Apparently, he was basing that on a recording device they had on an unhunted area in SC. In the SC report, they had a graph that showed gobbles per day on the unhunted land vs hunted. They averaged around 11 on the unhunted and 8 on the hunted. It wasn't anything even remotely like what he described in the podcast. They had a lot of info in that report on the unhunted land, but strangely, nothing about how much higher the poult recruitment was on it. Does anyone really believe they didn't look at that? Of course they did, but it didn't support the agenda so it wasn't mentioned. That report was still used for all sorts of restrictions in SC.
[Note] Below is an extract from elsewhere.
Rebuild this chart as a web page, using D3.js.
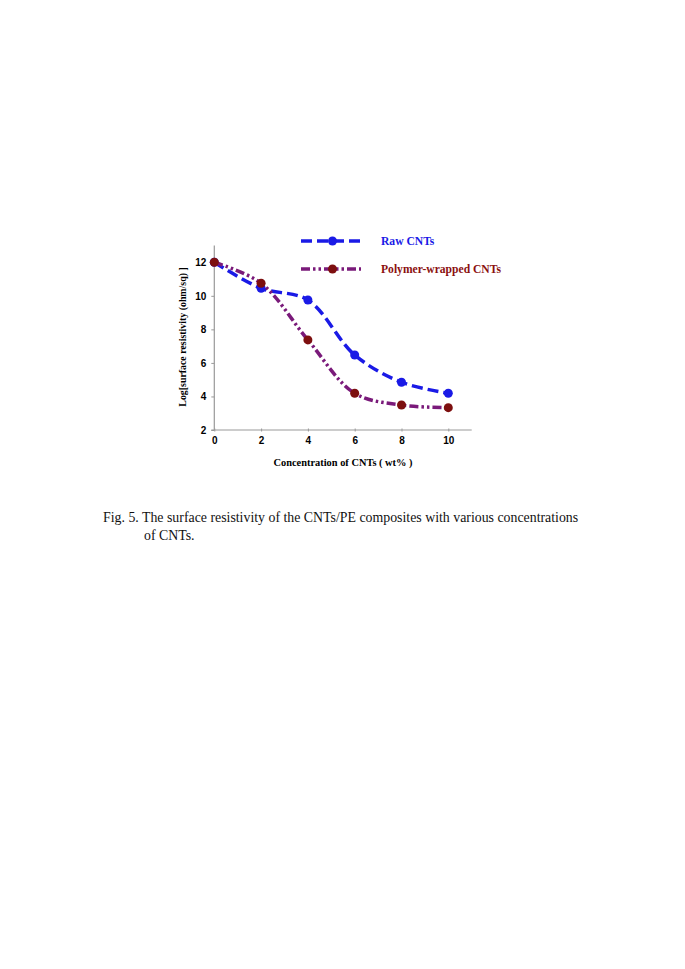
<!DOCTYPE html>
<html><head><meta charset="utf-8">
<script src="https://cdn.jsdelivr.net/npm/d3@7"></script>
<style>body{margin:0;background:#fff}svg{display:block}</style>
</head><body>
<svg id="c" width="685" height="969"></svg>
<script>
const concentrations = [0, 2, 4, 6, 8, 10];
const rawCNTs = [12.0, 10.45, 9.75, 6.47, 4.85, 4.19];
const polymerCNTs = [12.0, 10.75, 7.37, 4.19, 3.49, 3.33];
const xTicks = [0, 2, 4, 6, 8, 10];
const yTicks = [2, 4, 6, 8, 10, 12];
const seriesNames = ["Raw CNTs", "Polymer-wrapped CNTs"];

const svg = d3.select("#c");
const x = d3.scaleLinear().domain([0, 11]).range([214.3, 471.7]);
const y = d3.scaleLinear().domain([2, 13]).range([430, 245.5]);
const axisColor = "#999";

// axes
const xa = svg.append("g").attr("transform", `translate(0,${y(2)})`)
  .call(d3.axisBottom(x).tickValues(xTicks).tickSize(0).tickPadding(7).tickFormat(d3.format("d")));
xa.select(".domain").attr("stroke", axisColor).attr("stroke-width", 1.2).attr("d", `M${x(0)-3},0H${x(11)}`);
xa.selectAll(".tick").append("line").attr("y1", -1.5).attr("y2", 1.5).attr("stroke", axisColor);
xa.selectAll("text").attr("font-family", "Liberation Sans, Arial, sans-serif").attr("font-weight", "bold").attr("font-size", 10).attr("fill", "#000");

const ya = svg.append("g").attr("transform", `translate(${x(0)},0)`)
  .call(d3.axisLeft(y).tickValues(yTicks).tickSize(3).tickPadding(5).tickFormat(d3.format("d")));
ya.select(".domain").attr("stroke", axisColor).attr("stroke-width", 1.2).attr("d", `M0,${y(13)}V${y(2)}`);
ya.selectAll(".tick line").attr("stroke", axisColor);
ya.selectAll("text").attr("font-family", "Liberation Sans, Arial, sans-serif").attr("font-weight", "bold").attr("font-size", 10).attr("fill", "#000");

// axis titles
svg.append("text").attr("x", 343).attr("y", 466).attr("text-anchor", "middle")
  .attr("font-family", "Liberation Serif, Times New Roman, serif").attr("font-weight", "bold").attr("font-size", 10.4)
  .text("Concentration of CNTs ( wt% )");
svg.append("text").attr("transform", `translate(186,337) rotate(-90)`).attr("text-anchor", "middle")
  .attr("font-family", "Liberation Serif, Times New Roman, serif").attr("font-weight", "bold").attr("font-size", 9.9)
  .text("Log[surface resistivity (ohm/sq) ]");

const line = d3.line().x(d => x(d[0])).y(d => y(d[1])).curve(d3.curveCatmullRom.alpha(0.5));
const series = [
  {name: seriesNames[0], vals: rawCNTs, stroke: "#1a1ae6", fill: "#1a1ae6", dash: "11,5", text: "#1a1ae6"},
  {name: seriesNames[1], vals: polymerCNTs, stroke: "#7a1a7a", fill: "#7d0f0f", dash: "9,3,2.5,3,2.5,3", text: "#8b1010"}
];
series.forEach((s, i) => {
  const pts = concentrations.map((c, j) => [c, s.vals[j]]);
  svg.append("path").attr("d", line(pts)).attr("fill", "none").attr("stroke", s.stroke)
    .attr("stroke-width", 3.5).attr("stroke-dasharray", s.dash);
  svg.selectAll(null).data(pts).enter().append("circle")
    .attr("cx", d => x(d[0])).attr("cy", d => y(d[1])).attr("r", 4.5).attr("fill", s.fill);
  // legend
  const ly = 241 + i * 28;
  svg.append("line").attr("x1", 301).attr("x2", 361).attr("y1", ly).attr("y2", ly)
    .attr("stroke", s.stroke).attr("stroke-width", 3.5).attr("stroke-dasharray", s.dash);
  svg.append("circle").attr("cx", 332.5).attr("cy", ly).attr("r", 4.5).attr("fill", s.fill);
  svg.append("text").attr("x", 381).attr("y", ly + 4).attr("font-family", "Liberation Serif, Times New Roman, serif")
    .attr("font-weight", "bold").attr("font-size", 11.6).attr("fill", s.text).text(s.name);
});

// caption
const cap = svg.append("text").attr("font-family", "Liberation Serif, Times New Roman, serif").attr("font-size", 13.85).attr("fill", "#111");
cap.append("tspan").attr("x", 103).attr("y", 522).text("Fig. 5. The surface resistivity of the CNTs/PE composites with various concentrations");
cap.append("tspan").attr("x", 144).attr("y", 540).text("of CNTs.");
</script>
</body></html>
So do 3 gobbles per day more lead to more poults? They have no idea. Chamberlain is on Twitter; you can ask him yourself. Forget about proving that starting turkey season too soon can hurt reproduction; they have no proof that legal spring hunting affects reproduction at all. I remain convinced that I what I learned at Auburn over 40 years ago is still true - spring gobbler hunting has no effect on turkey reproduction, with the possible exception of areas with very few turkeys. I think they should restrict those areas and leave the rest of us alone.

Gobbler, thanks for the links.


All the labor of man is for his mouth, and yet the appetite is not filled.